COVID: Europe could be moving towards 'a kind of pandemic endgame', says WHOComments
Europe could be moving towards "a kind of pandemic endgame", according to a regional director of the World Health Organization.
Dr Hans Kluge, marking the second anniversary of COVID's arrival on the continent, said we were now entering a new phase of the disease.
He said the Omicron variant was displacing Delta at unprecedented speed, making up a third of cases across the region.
"The pandemic is far from over, but I am hopeful we can end the emergency phase in 2022 and address other health threats that urgently require our attention," said Dr Kluge, regional director for WHO's European region.
"Backlogs and waiting lists have grown, essential health services have been disrupted, and plans and preparations for climate-related health stresses and shocks have been put on hold across the region."

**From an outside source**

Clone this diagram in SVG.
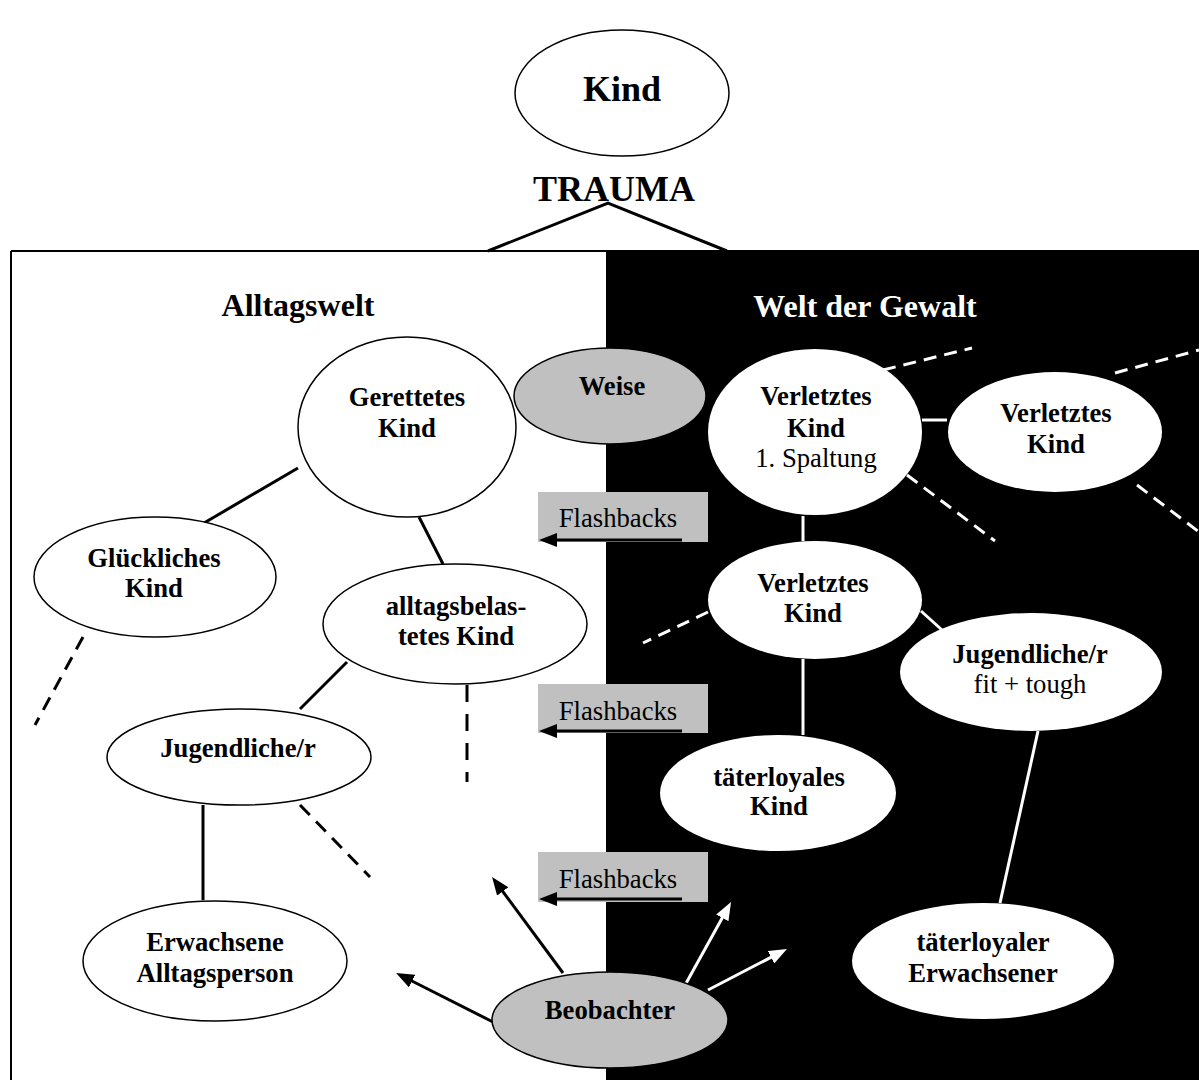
<svg xmlns="http://www.w3.org/2000/svg" width="1199" height="1080" viewBox="0 0 1199 1080">
<style>
text{font-family:"Liberation Serif","Times New Roman",serif;text-anchor:middle}
.b{font-weight:bold;font-size:26.67px}
.r{font-size:26.67px}
.bw{fill:#fff}
.ew{fill:#fff;stroke:#000;stroke-width:1.5}
.ewd{fill:#fff;stroke:none}
.eg{fill:#c0c0c0;stroke:#000;stroke-width:1.5}
.ln{stroke:#000;stroke-width:3;fill:none}
.lw{stroke:#fff;stroke-width:3;fill:none}
.dk{stroke:#000;stroke-width:3;stroke-dasharray:14 9;fill:none}
.dw{stroke:#fff;stroke-width:3;stroke-dasharray:13 8;fill:none}
.fb{fill:#c0c0c0}
</style>
<defs>
<marker id="ab" viewBox="0 0 18 14" refX="8" refY="7" markerWidth="18" markerHeight="14" markerUnits="userSpaceOnUse" orient="auto"><path d="M0,0 L18,7 L0,14 z" fill="#000"/></marker>
<marker id="aw" viewBox="0 0 18 14" refX="8" refY="7" markerWidth="18" markerHeight="14" markerUnits="userSpaceOnUse" orient="auto"><path d="M0,0 L18,7 L0,14 z" fill="#fff"/></marker>
</defs>
<rect x="0" y="0" width="1199" height="1080" fill="#fff"/>
<g id="frame">
<rect x="606" y="250" width="593" height="830" fill="#000"/>
<line x1="11" y1="251" x2="606" y2="251" stroke="#000" stroke-width="2"/>
<line x1="11" y1="251" x2="11" y2="1080" stroke="#000" stroke-width="2"/>
</g>
<g id="headings">
<text x="614" y="201" style="font-weight:bold;font-size:36px">TRAUMA</text>
<text x="298" y="316" style="font-weight:bold;font-size:32px">Alltagswelt</text>
<text x="865" y="317" class="bw" style="font-weight:bold;font-size:32px">Welt der Gewalt</text>
</g>
<g id="connectors">
<polyline class="ln" points="488,251 608,203 727,251"/>
<line class="ln" x1="298" y1="468" x2="204" y2="523"/>
<line class="ln" x1="419" y1="517" x2="443" y2="564"/>
<line class="ln" x1="347" y1="662" x2="300" y2="709"/>
<line class="ln" x1="203" y1="805" x2="203" y2="900"/>
<line class="dk" x1="83" y1="637" x2="35" y2="725"/>
<line class="dk" x1="467" y1="685" x2="467" y2="782" style="stroke-dasharray:17 12"/>
<line class="dk" x1="300" y1="805" x2="370" y2="877"/>
<line class="lw" x1="922" y1="420" x2="947" y2="420"/>
<line class="lw" x1="803" y1="516" x2="803" y2="541"/>
<line class="lw" x1="803" y1="659" x2="803" y2="735"/>
<line class="lw" x1="921" y1="611" x2="942" y2="630"/>
<line class="lw" x1="1038" y1="731" x2="1000" y2="903"/>
<line class="dw" x1="883" y1="370" x2="972" y2="348"/>
<line class="dw" x1="1115" y1="373" x2="1199" y2="350"/>
<line class="dw" x1="907" y1="475" x2="995" y2="541"/>
<line class="dw" x1="1137" y1="485" x2="1199" y2="532"/>
<line class="dw" x1="708" y1="612" x2="643" y2="643"/>
<line class="ln" x1="493" y1="1022" x2="405" y2="977.5" marker-end="url(#ab)"/>
<line class="ln" x1="563" y1="973" x2="498" y2="885" marker-end="url(#ab)"/>
<line class="lw" x1="684" y1="987" x2="726.2" y2="910.8" marker-end="url(#aw)"/>
<line class="lw" x1="708" y1="990" x2="778.1" y2="953.6" marker-end="url(#aw)"/>
</g>
<g id="flashbacks1">
<rect class="fb" x="538" y="492" width="170" height="50"/>
<text class="r" x="618" y="527">Flashbacks</text>
<line class="ln" x1="682" y1="540" x2="549" y2="540" marker-end="url(#ab)"/>
</g>
<g id="flashbacks2">
<rect class="fb" x="538" y="684" width="170" height="49"/>
<text class="r" x="618" y="720">Flashbacks</text>
<line class="ln" x1="682" y1="731" x2="549" y2="731" marker-end="url(#ab)"/>
</g>
<g id="flashbacks3">
<rect class="fb" x="538" y="852" width="170" height="50"/>
<text class="r" x="618" y="888">Flashbacks</text>
<line class="ln" x1="682" y1="899" x2="549" y2="899" marker-end="url(#ab)"/>
</g>
<g id="kind">
<ellipse class="ew" cx="622" cy="93" rx="107" ry="63"/>
<text x="622" y="101" style="font-weight:bold;font-size:36px">Kind</text>
</g>
<g id="gerettetes">
<ellipse class="ew" cx="407" cy="427" rx="109" ry="90"/>
<text class="b" x="407" y="406">Gerettetes</text>
<text class="b" x="407" y="437">Kind</text>
</g>
<g id="glueckliches">
<ellipse class="ew" cx="155" cy="577" rx="121" ry="60"/>
<text class="b" x="154" y="567">Glückliches</text>
<text class="b" x="154" y="597">Kind</text>
</g>
<g id="alltagsbelastet">
<ellipse class="ew" cx="455" cy="624" rx="132" ry="60"/>
<text class="b" x="456" y="615">alltagsbelas-</text>
<text class="b" x="456" y="645">tetes Kind</text>
</g>
<g id="jugendliche-links">
<ellipse class="ew" cx="239" cy="757" rx="132" ry="48"/>
<text class="b" x="238" y="757">Jugendliche/r</text>
</g>
<g id="erwachsene">
<ellipse class="ew" cx="215" cy="961" rx="132" ry="60"/>
<text class="b" x="215" y="951">Erwachsene</text>
<text class="b" x="215" y="982">Alltagsperson</text>
</g>
<g id="weise">
<ellipse class="eg" cx="610" cy="396" rx="96" ry="48"/>
<text class="b" x="612" y="395">Weise</text>
</g>
<g id="beobachter">
<ellipse class="eg" cx="610" cy="1020" rx="118" ry="48"/>
<text class="b" x="610" y="1019">Beobachter</text>
</g>
<g id="verletztes1">
<ellipse class="ewd" cx="815" cy="432" rx="107" ry="83"/>
<text class="b" x="816" y="405">Verletztes</text>
<text class="b" x="816" y="437">Kind</text>
<text class="r" x="816" y="467">1. Spaltung</text>
</g>
<g id="verletztes2">
<ellipse class="ewd" cx="1055" cy="432" rx="107" ry="60"/>
<text class="b" x="1056" y="422">Verletztes</text>
<text class="b" x="1056" y="453">Kind</text>
</g>
<g id="verletztes3">
<ellipse class="ewd" cx="815" cy="600" rx="107" ry="59"/>
<text class="b" x="813" y="592">Verletztes</text>
<text class="b" x="813" y="622">Kind</text>
</g>
<g id="jugendliche-fit">
<ellipse class="ewd" cx="1031" cy="672" rx="131" ry="59"/>
<text class="b" x="1030" y="663">Jugendliche/r</text>
<text class="r" x="1030" y="693">fit + tough</text>
</g>
<g id="taeterloyales-kind">
<ellipse class="ewd" cx="778" cy="793" rx="118" ry="58"/>
<text class="b" x="779" y="786">täterloyales</text>
<text class="b" x="779" y="815">Kind</text>
</g>
<g id="taeterloyaler-erwachsener">
<ellipse class="ewd" cx="983" cy="961" rx="131" ry="58"/>
<text class="b" x="983" y="951">täterloyaler</text>
<text class="b" x="983" y="982">Erwachsener</text>
</g>
</svg>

Dr Kluge added COVID could become a seasonal disease in the months to come.
"It's plausible that the region is moving towards a kind of pandemic endgame," he explained, adding that Omicron could infect 60% of Europeans by March.
Once the current surge of Omicron currently sweeping across Europe subsides, "there will be for quite some weeks and months a global immunity, either thanks to the vaccine or because people have immunity due to the infection, and also lowering seasonality".
"We anticipate that there will be a period of quiet before COVID-19 may come back towards the end of the year, but not necessarily the pandemic coming back," Dr Kluge added.
The Omicron variant, which studies have shown is more contagious than Delta but generally leads to less severe infection among vaccinated people, has raised long-awaited hopes that COVID is starting to shift from a pandemic to a more manageable endemic illness like seasonal flu.
But Dr Kluge cautioned that it was still too early to consider the coronavirus endemic.
"There is a lot of talk about endemic but endemic means ... that it is possible to predict what's going to happen. This virus has surprised us more than once so we have to be very careful," Dr Kluge added.